begin SUPPLIED DATA

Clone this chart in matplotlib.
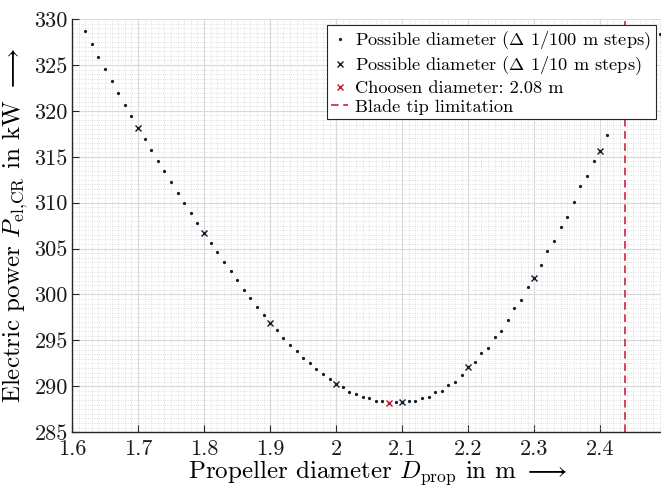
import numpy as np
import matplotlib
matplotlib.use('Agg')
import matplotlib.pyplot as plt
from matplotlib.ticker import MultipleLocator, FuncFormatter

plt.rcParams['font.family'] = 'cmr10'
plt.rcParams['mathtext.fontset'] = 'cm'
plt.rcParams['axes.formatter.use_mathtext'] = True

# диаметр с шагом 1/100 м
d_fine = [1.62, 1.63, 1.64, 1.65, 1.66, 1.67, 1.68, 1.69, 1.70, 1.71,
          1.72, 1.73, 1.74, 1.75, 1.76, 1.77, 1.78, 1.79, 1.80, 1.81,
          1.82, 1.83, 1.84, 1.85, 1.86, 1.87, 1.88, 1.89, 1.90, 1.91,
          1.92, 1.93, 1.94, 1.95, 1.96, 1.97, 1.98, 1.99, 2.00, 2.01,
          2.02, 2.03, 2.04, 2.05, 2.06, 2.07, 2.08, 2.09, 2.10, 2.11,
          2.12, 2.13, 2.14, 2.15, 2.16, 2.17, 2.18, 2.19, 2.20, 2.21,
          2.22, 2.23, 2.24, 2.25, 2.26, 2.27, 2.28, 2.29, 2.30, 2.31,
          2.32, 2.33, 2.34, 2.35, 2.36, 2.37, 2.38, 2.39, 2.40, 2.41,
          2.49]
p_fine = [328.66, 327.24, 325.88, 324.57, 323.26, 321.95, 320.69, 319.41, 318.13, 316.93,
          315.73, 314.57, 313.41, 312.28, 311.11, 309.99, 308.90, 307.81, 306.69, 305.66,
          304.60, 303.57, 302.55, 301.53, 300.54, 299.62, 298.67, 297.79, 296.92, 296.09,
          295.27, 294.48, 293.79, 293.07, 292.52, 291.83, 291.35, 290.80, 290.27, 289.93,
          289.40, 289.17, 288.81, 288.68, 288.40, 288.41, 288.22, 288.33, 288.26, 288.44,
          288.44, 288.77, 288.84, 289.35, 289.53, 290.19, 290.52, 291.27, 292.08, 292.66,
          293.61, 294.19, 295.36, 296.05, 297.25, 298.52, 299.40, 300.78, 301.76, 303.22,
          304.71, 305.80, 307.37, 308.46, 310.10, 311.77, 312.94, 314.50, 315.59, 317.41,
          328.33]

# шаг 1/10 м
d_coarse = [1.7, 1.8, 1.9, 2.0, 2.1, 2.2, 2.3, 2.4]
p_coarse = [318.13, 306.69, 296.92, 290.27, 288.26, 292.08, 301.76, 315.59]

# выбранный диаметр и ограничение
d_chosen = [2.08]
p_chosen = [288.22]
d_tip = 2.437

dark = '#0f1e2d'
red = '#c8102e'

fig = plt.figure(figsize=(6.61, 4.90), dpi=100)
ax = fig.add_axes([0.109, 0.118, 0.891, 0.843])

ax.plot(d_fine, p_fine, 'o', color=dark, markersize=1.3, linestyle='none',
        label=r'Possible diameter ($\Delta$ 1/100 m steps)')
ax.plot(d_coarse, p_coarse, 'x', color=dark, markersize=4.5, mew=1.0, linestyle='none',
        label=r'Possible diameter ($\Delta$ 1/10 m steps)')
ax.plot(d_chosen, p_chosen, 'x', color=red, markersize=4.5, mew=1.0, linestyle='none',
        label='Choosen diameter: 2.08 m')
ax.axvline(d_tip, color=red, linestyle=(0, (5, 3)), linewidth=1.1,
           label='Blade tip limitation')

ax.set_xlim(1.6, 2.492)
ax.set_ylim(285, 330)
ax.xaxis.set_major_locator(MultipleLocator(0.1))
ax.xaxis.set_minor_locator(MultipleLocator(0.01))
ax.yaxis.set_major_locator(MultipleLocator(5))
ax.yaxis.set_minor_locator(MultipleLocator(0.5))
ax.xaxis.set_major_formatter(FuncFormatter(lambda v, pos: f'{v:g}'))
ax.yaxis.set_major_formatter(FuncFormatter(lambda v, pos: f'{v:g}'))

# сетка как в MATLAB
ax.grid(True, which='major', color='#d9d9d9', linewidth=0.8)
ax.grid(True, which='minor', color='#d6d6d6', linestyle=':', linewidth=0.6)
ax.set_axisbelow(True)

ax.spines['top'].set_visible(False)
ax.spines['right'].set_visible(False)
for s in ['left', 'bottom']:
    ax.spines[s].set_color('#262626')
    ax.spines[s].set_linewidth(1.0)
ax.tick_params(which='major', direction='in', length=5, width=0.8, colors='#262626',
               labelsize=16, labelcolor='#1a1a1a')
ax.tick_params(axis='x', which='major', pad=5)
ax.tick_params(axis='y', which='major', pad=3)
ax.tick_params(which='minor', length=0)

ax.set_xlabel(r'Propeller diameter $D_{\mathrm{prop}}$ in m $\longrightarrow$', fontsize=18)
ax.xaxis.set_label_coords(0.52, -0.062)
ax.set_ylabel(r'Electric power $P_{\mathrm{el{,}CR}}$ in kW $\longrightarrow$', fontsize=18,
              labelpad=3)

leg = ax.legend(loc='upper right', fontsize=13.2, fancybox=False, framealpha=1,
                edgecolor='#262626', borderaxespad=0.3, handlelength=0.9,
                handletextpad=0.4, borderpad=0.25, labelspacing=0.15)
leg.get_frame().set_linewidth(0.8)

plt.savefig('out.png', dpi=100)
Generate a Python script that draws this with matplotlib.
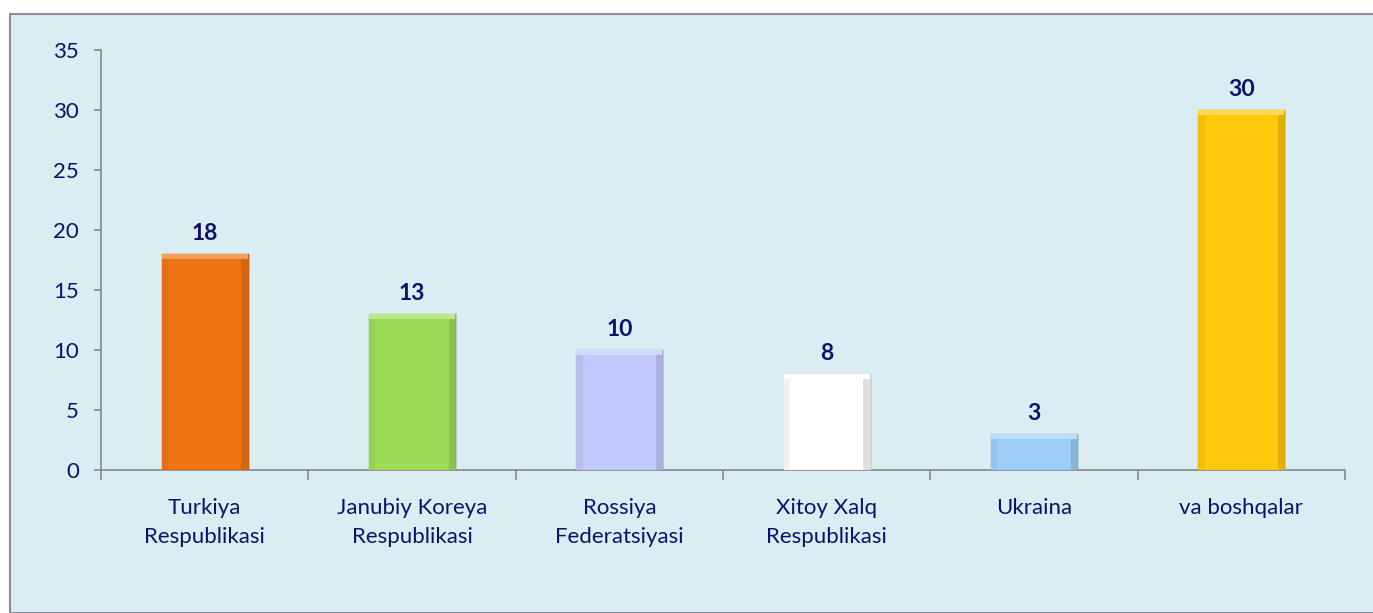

end SUPPLIED DATA

**TASK**
What you return should match the records above word for word, minus the pictures.

**OUTPUT FOR THIS TASK**
Clone this chart in matplotlib.
import numpy as np
import matplotlib
matplotlib.use('Agg')
import matplotlib.pyplot as plt
from matplotlib.ticker import MultipleLocator, FuncFormatter

plt.rcParams['font.family'] = 'cmr10'
plt.rcParams['mathtext.fontset'] = 'cm'
plt.rcParams['axes.formatter.use_mathtext'] = True

# диаметр с шагом 1/100 м
d_fine = [1.62, 1.63, 1.64, 1.65, 1.66, 1.67, 1.68, 1.69, 1.70, 1.71,
          1.72, 1.73, 1.74, 1.75, 1.76, 1.77, 1.78, 1.79, 1.80, 1.81,
          1.82, 1.83, 1.84, 1.85, 1.86, 1.87, 1.88, 1.89, 1.90, 1.91,
          1.92, 1.93, 1.94, 1.95, 1.96, 1.97, 1.98, 1.99, 2.00, 2.01,
          2.02, 2.03, 2.04, 2.05, 2.06, 2.07, 2.08, 2.09, 2.10, 2.11,
          2.12, 2.13, 2.14, 2.15, 2.16, 2.17, 2.18, 2.19, 2.20, 2.21,
          2.22, 2.23, 2.24, 2.25, 2.26, 2.27, 2.28, 2.29, 2.30, 2.31,
          2.32, 2.33, 2.34, 2.35, 2.36, 2.37, 2.38, 2.39, 2.40, 2.41,
          2.49]
p_fine = [328.66, 327.24, 325.88, 324.57, 323.26, 321.95, 320.69, 319.41, 318.13, 316.93,
          315.73, 314.57, 313.41, 312.28, 311.11, 309.99, 308.90, 307.81, 306.69, 305.66,
          304.60, 303.57, 302.55, 301.53, 300.54, 299.62, 298.67, 297.79, 296.92, 296.09,
          295.27, 294.48, 293.79, 293.07, 292.52, 291.83, 291.35, 290.80, 290.27, 289.93,
          289.40, 289.17, 288.81, 288.68, 288.40, 288.41, 288.22, 288.33, 288.26, 288.44,
          288.44, 288.77, 288.84, 289.35, 289.53, 290.19, 290.52, 291.27, 292.08, 292.66,
          293.61, 294.19, 295.36, 296.05, 297.25, 298.52, 299.40, 300.78, 301.76, 303.22,
          304.71, 305.80, 307.37, 308.46, 310.10, 311.77, 312.94, 314.50, 315.59, 317.41,
          328.33]

# шаг 1/10 м
d_coarse = [1.7, 1.8, 1.9, 2.0, 2.1, 2.2, 2.3, 2.4]
p_coarse = [318.13, 306.69, 296.92, 290.27, 288.26, 292.08, 301.76, 315.59]

# выбранный диаметр и ограничение
d_chosen = [2.08]
p_chosen = [288.22]
d_tip = 2.437

dark = '#0f1e2d'
red = '#c8102e'

fig = plt.figure(figsize=(6.61, 4.90), dpi=100)
ax = fig.add_axes([0.109, 0.118, 0.891, 0.843])

ax.plot(d_fine, p_fine, 'o', color=dark, markersize=1.3, linestyle='none',
        label=r'Possible diameter ($\Delta$ 1/100 m steps)')
ax.plot(d_coarse, p_coarse, 'x', color=dark, markersize=4.5, mew=1.0, linestyle='none',
        label=r'Possible diameter ($\Delta$ 1/10 m steps)')
ax.plot(d_chosen, p_chosen, 'x', color=red, markersize=4.5, mew=1.0, linestyle='none',
        label='Choosen diameter: 2.08 m')
ax.axvline(d_tip, color=red, linestyle=(0, (5, 3)), linewidth=1.1,
           label='Blade tip limitation')

ax.set_xlim(1.6, 2.492)
ax.set_ylim(285, 330)
ax.xaxis.set_major_locator(MultipleLocator(0.1))
ax.xaxis.set_minor_locator(MultipleLocator(0.01))
ax.yaxis.set_major_locator(MultipleLocator(5))
ax.yaxis.set_minor_locator(MultipleLocator(0.5))
ax.xaxis.set_major_formatter(FuncFormatter(lambda v, pos: f'{v:g}'))
ax.yaxis.set_major_formatter(FuncFormatter(lambda v, pos: f'{v:g}'))

# сетка как в MATLAB
ax.grid(True, which='major', color='#d9d9d9', linewidth=0.8)
ax.grid(True, which='minor', color='#d6d6d6', linestyle=':', linewidth=0.6)
ax.set_axisbelow(True)

ax.spines['top'].set_visible(False)
ax.spines['right'].set_visible(False)
for s in ['left', 'bottom']:
    ax.spines[s].set_color('#262626')
    ax.spines[s].set_linewidth(1.0)
ax.tick_params(which='major', direction='in', length=5, width=0.8, colors='#262626',
               labelsize=16, labelcolor='#1a1a1a')
ax.tick_params(axis='x', which='major', pad=5)
ax.tick_params(axis='y', which='major', pad=3)
ax.tick_params(which='minor', length=0)

ax.set_xlabel(r'Propeller diameter $D_{\mathrm{prop}}$ in m $\longrightarrow$', fontsize=18)
ax.xaxis.set_label_coords(0.52, -0.062)
ax.set_ylabel(r'Electric power $P_{\mathrm{el{,}CR}}$ in kW $\longrightarrow$', fontsize=18,
              labelpad=3)

leg = ax.legend(loc='upper right', fontsize=13.2, fancybox=False, framealpha=1,
                edgecolor='#262626', borderaxespad=0.3, handlelength=0.9,
                handletextpad=0.4, borderpad=0.25, labelspacing=0.15)
leg.get_frame().set_linewidth(0.8)

plt.savefig('out.png', dpi=100)
Generate a Python script that draws this with matplotlib.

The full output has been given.